MicroLED — Lighting Up The Future of AR Smart Glasses

AR glasses consist primarily of an optical display module, processor, sensors, memory, and battery. The optical display module alone makes up more than 40% of the cost, making it one of the most core components. It directly determines the device's visual experience, physical size, and overall performance. Essentially, it is a miniature projection system that creates and projects digital information in front of the user, blending it seamlessly with the real world.

1. The Structure of AR Smart Glasses Display Modules

   The key components of a display module include the micro-display, optical module, sensors, processor, and light source. The light source provides illumination for the display, commonly using LEDs or RGB lasers. The micro-display acts as a "chip screen" that generates virtual images, with current technological options such as LCoS, OLED, and MicroLED. The optical system is responsible for transmitting and magnifying the image from the micro-display into the user's eyes. Optical lenses, including concave lenses, convex lenses, mirrors, and waveguide lenses, utilize the principles of light propagation to project the virtual image onto the user's retina. Among these, waveguide lenses are particularly advantageous due to their lightweight nature.

   

2. Comparison of Display Technology Pathways

   Several micro-display technologies are currently employed in AR smart glasses, including LCoS, OLED, LBS, DLP, and MicroLED.

   
   

   Technology	LCoS	LBS	MicroOLED	MicroLED
   Display Principle	Reflective Liquid Crystal	Laser Beam Scanning	Self-Emissive	Self-Emissive
   Key Features	Mature technology, cost-effective	Ultra-compact, high optical efficiency	High contrast, excellent color gamut, relatively compact	Ultra-high brightness, low power consumption, long lifetime, compact
   Key Limitations	Bulky form factor, requires external backlight, high power consumption	Complex system design, susceptible to laser speckle	Limited peak brightness, risk of image retention, shorter lifespan	Difficult to achieve full color, significant technical hurdles, high cost

   Among these, LCoS, LBS, and DLP solutions typically have a volume exceeding 1 cm³. In contrast, the latest MicroLED optical engines have shrunk this volume down to just 0.15 cm³—comparable to the size of a red bean—and weigh a mere 0.3 grams. Given the importance of user comfort and product battery life, smart glasses are not suitable for heavy or bulky display modules.
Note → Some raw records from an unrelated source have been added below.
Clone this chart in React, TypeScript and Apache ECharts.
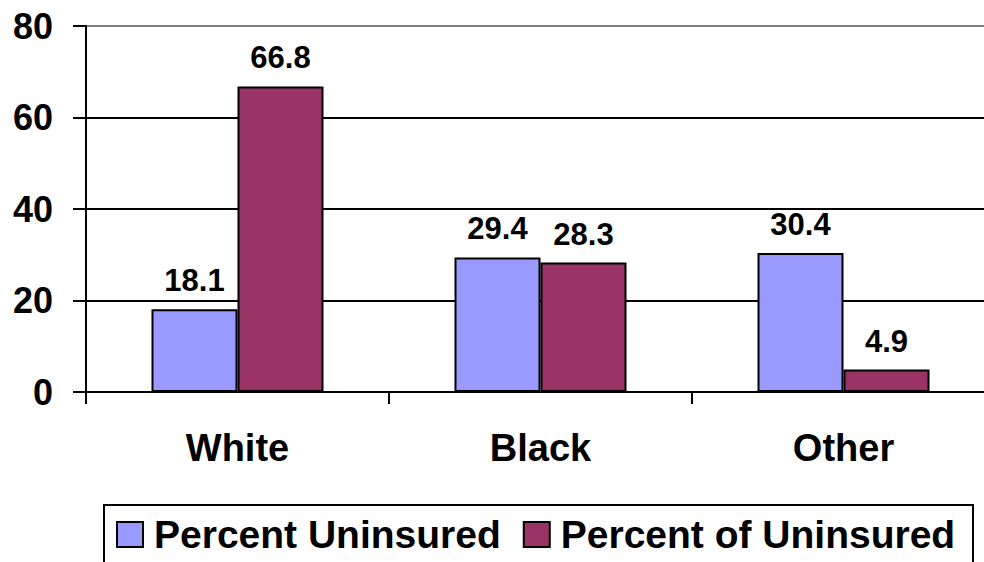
import React, { useEffect, useRef } from "react";
import * as echarts from "echarts";

const categories = ["White", "Black", "Other"];
const percentUninsured = [18.1, 29.4, 30.4];
const percentOfUninsured = [66.8, 28.3, 4.9];
const seriesNames = ["Percent Uninsured", "Percent of Uninsured"];
const yMin = 0;
const yMax = 80;
const yInterval = 20;

const FONT = "'Liberation Sans', Arial, sans-serif";

export default function App() {
  const ref = useRef<HTMLDivElement>(null);
  useEffect(() => {
    if (!ref.current) return;
    const chart = echarts.init(ref.current, null, { renderer: "svg" });
    const label = {
      show: true,
      position: "top",
      distance: 13,
      fontFamily: FONT,
      fontWeight: "bold",
      fontSize: 31,
      color: "#000",
    };
    chart.setOption({
      animation: false,
      backgroundColor: "#fff",
      grid: {
        left: 86,
        top: 26,
        bottom: 170,
        right: -11,
        containLabel: false,
        outerBoundsMode: "none",
      },
      legend: {
        left: 116,
        top: 515,
        padding: 0,
        itemWidth: 26,
        itemHeight: 25,
        itemGap: 22,
        icon: "rect",
        textStyle: {
          fontFamily: FONT,
          fontWeight: "bold",
          fontSize: 39,
          color: "#000",
          padding: [0, 0, 0, 6],
        },
        data: seriesNames,
      },
      graphic: [
        {
          type: "rect",
          shape: { x: 104, y: 505, width: 869, height: 100 },
          style: { fill: "none", stroke: "#000", lineWidth: 2 },
          silent: true,
        },
      ],
      xAxis: {
        type: "category",
        data: categories,
        axisLine: { show: true, lineStyle: { color: "#000", width: 2 } },
        axisTick: {
          show: true,
          alignWithLabel: false,
          length: 12,
          lineStyle: { color: "#000", width: 2 },
        },
        axisLabel: {
          margin: 37,
          fontFamily: FONT,
          fontWeight: "bold",
          fontSize: 38,
          color: "#000",
        },
        splitLine: { show: false },
      },
      yAxis: {
        type: "value",
        min: yMin,
        max: yMax,
        interval: yInterval,
        axisLine: { show: true, lineStyle: { color: "#000", width: 2 } },
        axisTick: {
          show: true,
          inside: false,
          length: 13,
          lineStyle: { color: "#000", width: 2 },
        },
        axisLabel: {
          margin: 33,
          fontFamily: FONT,
          fontWeight: "bold",
          fontSize: 36,
          color: "#000",
        },
        splitLine: {
          show: true,
          lineStyle: {
            color: ["#000", "#000", "#000", "#000", "#808080"],
            width: 2,
          },
        },
      },
      series: [
        {
          name: seriesNames[0],
          type: "bar",
          data: percentUninsured,
          barWidth: 86,
          barGap: "0%",
          itemStyle: { color: "#9999FF", borderColor: "#000", borderWidth: 2 },
          label,
        },
        {
          name: seriesNames[1],
          type: "bar",
          data: percentOfUninsured,
          barWidth: 86,
          barGap: "0%",
          itemStyle: { color: "#993366", borderColor: "#000", borderWidth: 2 },
          label,
        },
      ],
    });
    return () => chart.dispose();
  }, []);
  return (
    <div
      ref={ref}
      style={{
        position: "fixed",
        left: 0,
        top: 0,
        width: 984,
        height: 562,
        background: "#fff",
      }}
    />
  );
}
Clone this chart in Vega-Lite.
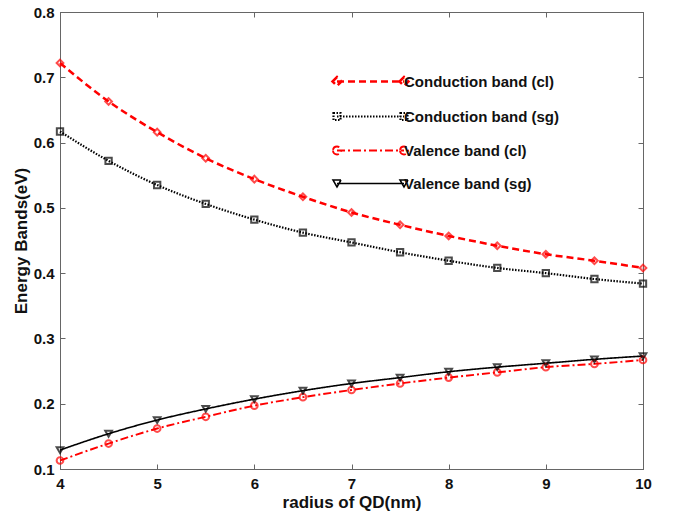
{
  "$schema": "https://vega.github.io/schema/vega-lite/v6.json",
  "width": 583,
  "height": 457,
  "autosize": {"type": "none"},
  "padding": {"left": 60, "top": 12, "right": 34, "bottom": 47},
  "background": "white",
  "datasets": {
    "bands": [
      {"r": 4, "series": "Conduction band (cl)", "E": 0.722},
      {"r": 4.5, "series": "Conduction band (cl)", "E": 0.663},
      {"r": 5, "series": "Conduction band (cl)", "E": 0.616},
      {"r": 5.5, "series": "Conduction band (cl)", "E": 0.576},
      {"r": 6, "series": "Conduction band (cl)", "E": 0.544},
      {"r": 6.5, "series": "Conduction band (cl)", "E": 0.517},
      {"r": 7, "series": "Conduction band (cl)", "E": 0.493},
      {"r": 7.5, "series": "Conduction band (cl)", "E": 0.474},
      {"r": 8, "series": "Conduction band (cl)", "E": 0.457},
      {"r": 8.5, "series": "Conduction band (cl)", "E": 0.442},
      {"r": 9, "series": "Conduction band (cl)", "E": 0.429},
      {"r": 9.5, "series": "Conduction band (cl)", "E": 0.419},
      {"r": 10, "series": "Conduction band (cl)", "E": 0.408},
      {"r": 4, "series": "Conduction band (sg)", "E": 0.617},
      {"r": 4.5, "series": "Conduction band (sg)", "E": 0.572},
      {"r": 5, "series": "Conduction band (sg)", "E": 0.535},
      {"r": 5.5, "series": "Conduction band (sg)", "E": 0.506},
      {"r": 6, "series": "Conduction band (sg)", "E": 0.482},
      {"r": 6.5, "series": "Conduction band (sg)", "E": 0.462},
      {"r": 7, "series": "Conduction band (sg)", "E": 0.447},
      {"r": 7.5, "series": "Conduction band (sg)", "E": 0.432},
      {"r": 8, "series": "Conduction band (sg)", "E": 0.419},
      {"r": 8.5, "series": "Conduction band (sg)", "E": 0.408},
      {"r": 9, "series": "Conduction band (sg)", "E": 0.400},
      {"r": 9.5, "series": "Conduction band (sg)", "E": 0.391},
      {"r": 10, "series": "Conduction band (sg)", "E": 0.384},
      {"r": 4, "series": "Valence band (cl)", "E": 0.113},
      {"r": 4.5, "series": "Valence band (cl)", "E": 0.139},
      {"r": 5, "series": "Valence band (cl)", "E": 0.162},
      {"r": 5.5, "series": "Valence band (cl)", "E": 0.180},
      {"r": 6, "series": "Valence band (cl)", "E": 0.197},
      {"r": 6.5, "series": "Valence band (cl)", "E": 0.210},
      {"r": 7, "series": "Valence band (cl)", "E": 0.221},
      {"r": 7.5, "series": "Valence band (cl)", "E": 0.231},
      {"r": 8, "series": "Valence band (cl)", "E": 0.240},
      {"r": 8.5, "series": "Valence band (cl)", "E": 0.248},
      {"r": 9, "series": "Valence band (cl)", "E": 0.256},
      {"r": 9.5, "series": "Valence band (cl)", "E": 0.261},
      {"r": 10, "series": "Valence band (cl)", "E": 0.267},
      {"r": 4, "series": "Valence band (sg)", "E": 0.129},
      {"r": 4.5, "series": "Valence band (sg)", "E": 0.154},
      {"r": 5, "series": "Valence band (sg)", "E": 0.175},
      {"r": 5.5, "series": "Valence band (sg)", "E": 0.192},
      {"r": 6, "series": "Valence band (sg)", "E": 0.207},
      {"r": 6.5, "series": "Valence band (sg)", "E": 0.220},
      {"r": 7, "series": "Valence band (sg)", "E": 0.231},
      {"r": 7.5, "series": "Valence band (sg)", "E": 0.240},
      {"r": 8, "series": "Valence band (sg)", "E": 0.249},
      {"r": 8.5, "series": "Valence band (sg)", "E": 0.256},
      {"r": 9, "series": "Valence band (sg)", "E": 0.262},
      {"r": 9.5, "series": "Valence band (sg)", "E": 0.268},
      {"r": 10, "series": "Valence band (sg)", "E": 0.273}
    ]
  },
  "data": {"name": "bands"},
  "config": {
    "view": {"stroke": "#666", "strokeWidth": 1},
    "font": "Liberation Sans",
    "axis": {
      "domainColor": "#666",
      "tickColor": "#666",
      "grid": false,
      "labelFont": "Liberation Sans",
      "labelFontWeight": "bold",
      "labelFontSize": 15,
      "labelColor": "#111",
      "titleFont": "Liberation Sans",
      "titleFontWeight": "bold",
      "titleFontSize": 17,
      "titleColor": "#111",
      "tickSize": -5
    },
    "legend": {
      "labelFont": "Liberation Sans",
      "labelFontWeight": "bold",
      "labelFontSize": 15,
      "labelColor": "#111",
      "labelLimit": 0
    }
  },
  "layer": [
    {
      "mark": {"type": "line", "interpolate": "monotone"},
      "encoding": {
        "x": {
          "field": "r",
          "type": "quantitative",
          "scale": {"domain": [4, 10], "nice": false, "zero": false},
          "axis": {"title": "radius of QD(nm)", "values": [4, 5, 6, 7, 8, 9, 10], "labelPadding": 12, "titlePadding": 3, "labelFlush": false}
        },
        "y": {
          "field": "E",
          "type": "quantitative",
          "scale": {"domain": [0.1, 0.8], "nice": false, "zero": false},
          "axis": {"title": "Energy Bands(eV)", "values": [0.1, 0.2, 0.3, 0.4, 0.5, 0.6, 0.7, 0.8], "format": ".1f", "labelPadding": 11, "titlePadding": 3, "labelFlush": false}
        },
        "color": {
          "field": "series",
          "type": "nominal",
          "scale": {
            "domain": ["Conduction band (cl)", "Conduction band (sg)", "Valence band (cl)", "Valence band (sg)"],
            "range": ["#ff0000", "#000000", "#ff0000", "#000000"]
          },
          "legend": {
            "title": null,
            "orient": "none",
            "legendX": 303,
            "legendY": 62,
            "symbolType": "stroke",
            "symbolSize": 100,
            "symbolStrokeWidth": 2,
            "labelOffset": 26,
            "rowPadding": 17,
            "labelLimit": 0,
            "encode": {
              "symbols": {
                "update": {
                  "fill": {"value": "transparent"},
                  "shape": {"signal": "datum.value === 'Conduction band (cl)' ? 'M-6.7,0H6.7M-7.6,0L-6.7,-0.9L-5.8,0L-6.7,0.9ZM5.8,0L6.7,-0.9L7.6,0L6.7,0.9Z' : datum.value === 'Conduction band (sg)' ? 'M-6.7,0H6.7M-7.4,-0.7H-6V0.7H-7.4ZM6,-0.7H7.4V0.7H6Z' : datum.value === 'Valence band (cl)' ? 'M-6.7,0H6.7M-7.5,0A0.8,0.8 0 1,0 -5.9,0A0.8,0.8 0 1,0 -7.5,0ZM5.9,0A0.8,0.8 0 1,0 7.5,0A0.8,0.8 0 1,0 5.9,0Z' : 'M-6.7,0H6.7M-7.5,-0.7L-5.9,-0.7L-6.7,0.7ZM5.9,-0.7L7.5,-0.7L6.7,0.7Z'"}
                }
              }
            }
          }
        },
        "strokeDash": {
          "field": "series",
          "type": "nominal",
          "scale": {
            "domain": ["Conduction band (cl)", "Conduction band (sg)", "Valence band (cl)", "Valence band (sg)"],
            "range": [[7, 4], [1.5, 1.5], [8, 3, 2, 3], [1, 0]]
          }
        },
        "strokeWidth": {
          "field": "series",
          "type": "nominal",
          "scale": {
            "domain": ["Conduction band (cl)", "Conduction band (sg)", "Valence band (cl)", "Valence band (sg)"],
            "range": [2.5, 1.6, 2.3, 2.5]
          },
          "legend": null
        }
      }
    },
    {
      "transform": [{"filter": "datum.series === 'Conduction band (cl)'"}],
      "mark": {"type": "point", "filled": false, "strokeWidth": 2, "size": 45, "shape": "diamond", "color": "#ff0000"},
      "encoding": {
        "x": {"field": "r", "type": "quantitative", "axis": null},
        "y": {"field": "E", "type": "quantitative", "axis": null}
      }
    },
    {
      "transform": [{"filter": "datum.series === 'Conduction band (sg)'"}],
      "mark": {"type": "point", "filled": false, "strokeWidth": 2, "size": 40, "shape": "square", "color": "#000000"},
      "encoding": {
        "x": {"field": "r", "type": "quantitative", "axis": null},
        "y": {"field": "E", "type": "quantitative", "axis": null}
      }
    },
    {
      "transform": [{"filter": "datum.series === 'Valence band (cl)'"}],
      "mark": {"type": "point", "filled": false, "strokeWidth": 2, "size": 45, "shape": "circle", "color": "#ff0000"},
      "encoding": {
        "x": {"field": "r", "type": "quantitative", "axis": null},
        "y": {"field": "E", "type": "quantitative", "axis": null}
      }
    },
    {
      "transform": [{"filter": "datum.series === 'Valence band (sg)'"}],
      "mark": {"type": "point", "filled": false, "strokeWidth": 2, "size": 45, "shape": "triangle-down", "color": "#000000"},
      "encoding": {
        "x": {"field": "r", "type": "quantitative", "axis": null},
        "y": {"field": "E", "type": "quantitative", "axis": null}
      }
    },
    {
      "mark": {"type": "point", "opacity": 0},
      "encoding": {
        "x": {
          "field": "r",
          "type": "quantitative",
          "axis": {"orient": "top", "labels": false, "title": null, "values": [4, 5, 6, 7, 8, 9, 10]}
        },
        "y": {
          "field": "E",
          "type": "quantitative",
          "axis": {"orient": "right", "labels": false, "title": null, "values": [0.1, 0.2, 0.3, 0.4, 0.5, 0.6, 0.7, 0.8]}
        }
      }
    }
  ],
  "resolve": {"axis": {"x": "independent", "y": "independent"}}
}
The MicroLED micro-display, with its minimal form factor, is thus paving the way as the ideal light engine for truly lightweight AR devices.

   

   Location of the Light Engine on AR Glasses
   

   LCoS has become a mainstream and reliable solution for many enterprise-grade AR glasses, thanks to its well-balanced equilibrium between technological maturity, cost, and display performance. MicroLED, on the other hand, is widely regarded as the future of displays. It boasts a high pixel density, extreme brightness, low response time, low power consumption, long lifetime, high color saturation, exceptional reliability, and a compact form factor. It is considered the pivotal technology with the potential to drive AR glasses toward all-day, outdoor use.

3. How MicroLED Works

   MicroLED, at its core, is a micro-scale light-emitting diode with self-emissive capabilities. It utilizes inorganic materials (such as GaN - Gallium Nitride), which provide stable physical and chemical properties. This eliminates the need for complex packaging processes and enables an exceptional lifespan of up to 100,000 hours. Furthermore, MicroLEDs offer superior resistance to light and heat, are less prone to aging, and eliminate the risk of image retention (burn-in).

   The manufacturing of MicroLEDs involves eight major processes and over two hundred detailed steps. Key processes include epitaxial wafer growth, bonding and debonding, photolithography, etching, thin-film deposition, electrode fabrication, chip dicing, packaging, as well as testing and sorting. The technology employs an array of micron-scale LEDs as pixel units. By using drive circuits to control each micro-LED pixel to emit light independently, and combining substrate and packaging technologies, it achieves high-resolution and high-brightness image display.

   

   MicroLED Structural Diagram
   

4. The Development Status of MicroLED in Smart Glasses

   According to forecasts by TrendForce, the market size for AR devices is expected to reach 25.5 million units by 2030, with MicroLED's market share projected to grow to 44%. Tech giants like Apple and Meta are actively investing in MicroLED R&D. Since 2025, nearly 16 AR glasses models featuring MicroLED displays have been unveiled.